Exercise instructions:
Without the pictures, output the lines of the material from the very first through the one that holds "ax = fig.add_axes([0.181, 0.140, 0.776, 0.825])".

== Information supplied ==

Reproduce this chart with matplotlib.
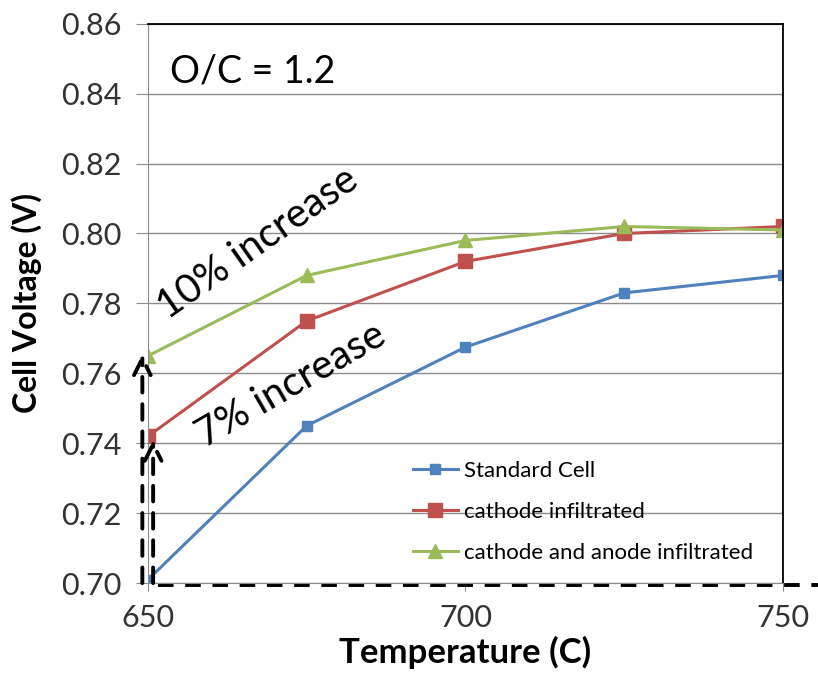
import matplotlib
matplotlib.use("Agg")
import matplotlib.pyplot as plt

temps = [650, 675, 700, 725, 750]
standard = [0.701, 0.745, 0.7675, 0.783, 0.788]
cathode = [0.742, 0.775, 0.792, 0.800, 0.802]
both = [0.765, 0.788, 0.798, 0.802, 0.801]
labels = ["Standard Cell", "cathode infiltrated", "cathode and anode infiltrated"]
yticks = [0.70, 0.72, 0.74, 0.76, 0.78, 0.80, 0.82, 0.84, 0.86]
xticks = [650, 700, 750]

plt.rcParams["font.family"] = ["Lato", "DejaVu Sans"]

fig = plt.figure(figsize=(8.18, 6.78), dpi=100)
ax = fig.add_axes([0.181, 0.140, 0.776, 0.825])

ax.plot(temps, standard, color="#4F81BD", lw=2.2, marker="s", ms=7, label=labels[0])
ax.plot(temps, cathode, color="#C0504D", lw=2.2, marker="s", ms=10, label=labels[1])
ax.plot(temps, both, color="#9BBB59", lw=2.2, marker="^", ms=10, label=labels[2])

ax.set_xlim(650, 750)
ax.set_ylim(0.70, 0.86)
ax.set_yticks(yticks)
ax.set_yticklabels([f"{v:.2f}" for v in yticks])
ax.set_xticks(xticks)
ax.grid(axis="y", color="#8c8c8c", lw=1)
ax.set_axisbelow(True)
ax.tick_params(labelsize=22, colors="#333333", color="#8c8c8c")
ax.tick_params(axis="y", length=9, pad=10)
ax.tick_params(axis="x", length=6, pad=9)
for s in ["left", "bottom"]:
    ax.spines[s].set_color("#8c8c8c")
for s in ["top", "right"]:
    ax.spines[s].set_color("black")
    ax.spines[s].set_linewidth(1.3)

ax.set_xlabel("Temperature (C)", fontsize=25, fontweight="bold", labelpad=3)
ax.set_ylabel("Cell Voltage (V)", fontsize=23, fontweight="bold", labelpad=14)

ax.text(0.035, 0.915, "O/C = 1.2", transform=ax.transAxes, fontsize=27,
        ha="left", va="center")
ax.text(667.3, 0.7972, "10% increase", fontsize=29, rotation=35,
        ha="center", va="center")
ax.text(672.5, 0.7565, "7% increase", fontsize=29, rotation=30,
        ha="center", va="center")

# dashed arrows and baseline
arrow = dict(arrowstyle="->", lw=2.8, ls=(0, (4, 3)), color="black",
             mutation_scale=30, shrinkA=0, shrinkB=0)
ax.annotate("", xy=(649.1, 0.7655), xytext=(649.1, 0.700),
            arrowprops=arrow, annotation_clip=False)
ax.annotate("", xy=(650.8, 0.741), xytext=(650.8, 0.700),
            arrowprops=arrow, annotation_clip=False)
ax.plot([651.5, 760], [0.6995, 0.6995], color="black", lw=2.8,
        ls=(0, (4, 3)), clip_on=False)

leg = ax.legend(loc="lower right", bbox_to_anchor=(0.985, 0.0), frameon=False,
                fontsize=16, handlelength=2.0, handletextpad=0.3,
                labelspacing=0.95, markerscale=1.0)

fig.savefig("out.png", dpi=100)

===

Full solution:
Reproduce this chart with matplotlib.
import matplotlib
matplotlib.use("Agg")
import matplotlib.pyplot as plt

temps = [650, 675, 700, 725, 750]
standard = [0.701, 0.745, 0.7675, 0.783, 0.788]
cathode = [0.742, 0.775, 0.792, 0.800, 0.802]
both = [0.765, 0.788, 0.798, 0.802, 0.801]
labels = ["Standard Cell", "cathode infiltrated", "cathode and anode infiltrated"]
yticks = [0.70, 0.72, 0.74, 0.76, 0.78, 0.80, 0.82, 0.84, 0.86]
xticks = [650, 700, 750]

plt.rcParams["font.family"] = ["Lato", "DejaVu Sans"]

fig = plt.figure(figsize=(8.18, 6.78), dpi=100)
ax = fig.add_axes([0.181, 0.140, 0.776, 0.825])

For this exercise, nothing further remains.